Android has quietly evolved into a platform with several layers of protection designed specifically to secure data stored locally on the device.
If you're building privacy-focused applications, understanding these layers is important.
Let’s look at what’s actually happening under the hood.
1. Android File-Based Encryption
Modern Android versions use file-based encryption (FBE).
Instead of encrypting the entire disk with a single key, Android encrypts individual files using keys tied to the user profile.
This allows Android to do things like:
- Boot the device before the user unlocks it
- Allow limited services to run before login
- Keep user data encrypted until authentication
In practical terms, it means the operating system can start normally while sensitive files remain inaccessible.
2. The Android Keystore
One of the most important security components for developers is the Android Keystore system.
The Keystore allows apps to generate and store cryptographic keys in a way that prevents those keys from ever being extracted.
Instead of retrieving the key directly, an app asks the Keystore to perform operations like:
- encryption
- decryption
- signing
The key never leaves the secure environment.
This dramatically reduces the risk of key theft, even if malware gains some level of system access.
3. Hardware Security Modules
On many modern phones, the Keystore is backed by dedicated hardware.
These may be implemented as:
- Trusted Execution Environments (TEE)
- Secure Enclaves
- Hardware Security Modules
These components run separate from the main operating system and are designed to isolate sensitive cryptographic operations.
Even if Android itself were compromised, extracting keys from this hardware is extremely difficult.
4. App Sandboxing
Android isolates every application using a sandbox model.
Each app runs under its own Linux user ID, meaning:
- Apps cannot access other apps' files
- Memory spaces are separated
- Permissions must be explicitly granted
For security apps and encrypted vaults, this isolation is essential.
It ensures that even if another app becomes compromised, it cannot automatically read protected data from your app’s storage.
5. Biometric Gatekeeping
Android also allows apps to integrate biometric authentication such as:
- fingerprint
- face unlock
Importantly, biometric data itself is not exposed to apps.

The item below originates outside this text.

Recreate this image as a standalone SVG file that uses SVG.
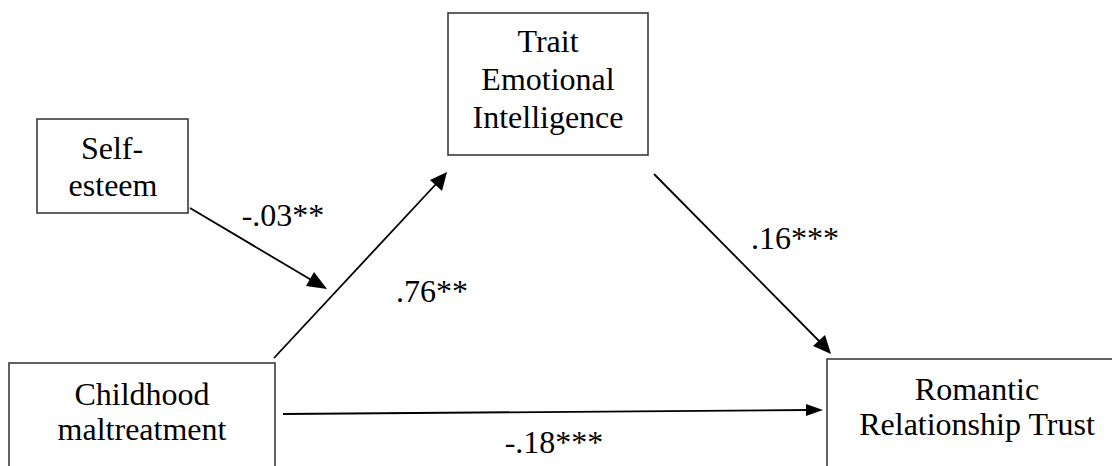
<svg xmlns="http://www.w3.org/2000/svg" width="1112" height="466" viewBox="0 0 1112 466">
<style>
.box{fill:#fff;stroke:#3a3a3a;stroke-width:1.6}
.t{font-family:'Liberation Serif','Tinos','Times New Roman','DejaVu Serif',serif;font-size:32px;fill:#000;text-anchor:middle}
</style>
<rect width="1112" height="466" fill="#fff"/>
<g id="connectors" stroke="#000" stroke-width="1.8">
<line x1="190" y1="208" x2="313" y2="281"/>
<path d="M327,289 L306,286 L314,272 z" fill="#000" stroke="none"/>
<line x1="274" y1="358" x2="437" y2="183"/>
<path d="M447,172 L442,191 L430,180 z" fill="#000" stroke="none"/>
<line x1="654" y1="174" x2="822" y2="344"/>
<path d="M831,354 L813,346 L825,335 z" fill="#000" stroke="none"/>
<line x1="283" y1="414" x2="808" y2="410"/>
<path d="M823,410 L806,416 L806,404 z" fill="#000" stroke="none"/>
</g>
<g id="labels">
<text class="t" x="283" y="226">-.03**</text>
<text class="t" x="432" y="302">.76**</text>
<text class="t" x="795" y="249">.16***</text>
<text class="t" x="554" y="453">-.18***</text>
</g>
<g id="self-esteem">
<rect class="box" x="37" y="119" width="151" height="94"/>
<text class="t" x="112" y="159">Self-</text>
<text class="t" x="113" y="196">esteem</text>
</g>
<g id="trait-ei">
<rect class="box" x="448" y="13" width="200" height="142"/>
<text class="t" x="548" y="52">Trait</text>
<text class="t" x="548" y="90">Emotional</text>
<text class="t" x="548" y="128">Intelligence</text>
</g>
<g id="childhood">
<rect class="box" x="9" y="363" width="266" height="120"/>
<text class="t" x="142" y="405">Childhood</text>
<text class="t" x="142" y="440">maltreatment</text>
</g>
<g id="romantic">
<rect class="box" x="827" y="359" width="300" height="120"/>
<text class="t" x="977" y="400">Romantic</text>
<text class="t" x="977" y="435">Relationship Trust</text>
</g>
</svg>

Instead, the operating system simply returns a yes/no result confirming that the user authenticated successfully.
This allows apps to protect sensitive data without ever handling biometric information directly.
Why This Matters for Privacy-Focused Apps
Taken together, these systems create a strong foundation for local-first security applications.
Apps can encrypt sensitive data using keys protected by the Android Keystore while relying on hardware-backed protections and sandboxing.
This is one reason some developers are exploring privacy tools that store encrypted data entirely on the device rather than syncing it to cloud services.
If you're curious what that architecture looks like in practice, this article explains how an offline encrypted vault for Android can keep sensitive data fully local:
Offline Encrypted Vault for Android
The idea is simple: treat the phone like a secure container rather than a cloud client.
Final Thought
Security isn’t just about choosing a strong cipher.
It’s about designing systems that reduce the number of places sensitive data can exist.
Android’s modern security architecture makes it possible to build applications where encrypted data never leaves the device at all.
For many privacy-focused use cases, that’s a powerful design choice.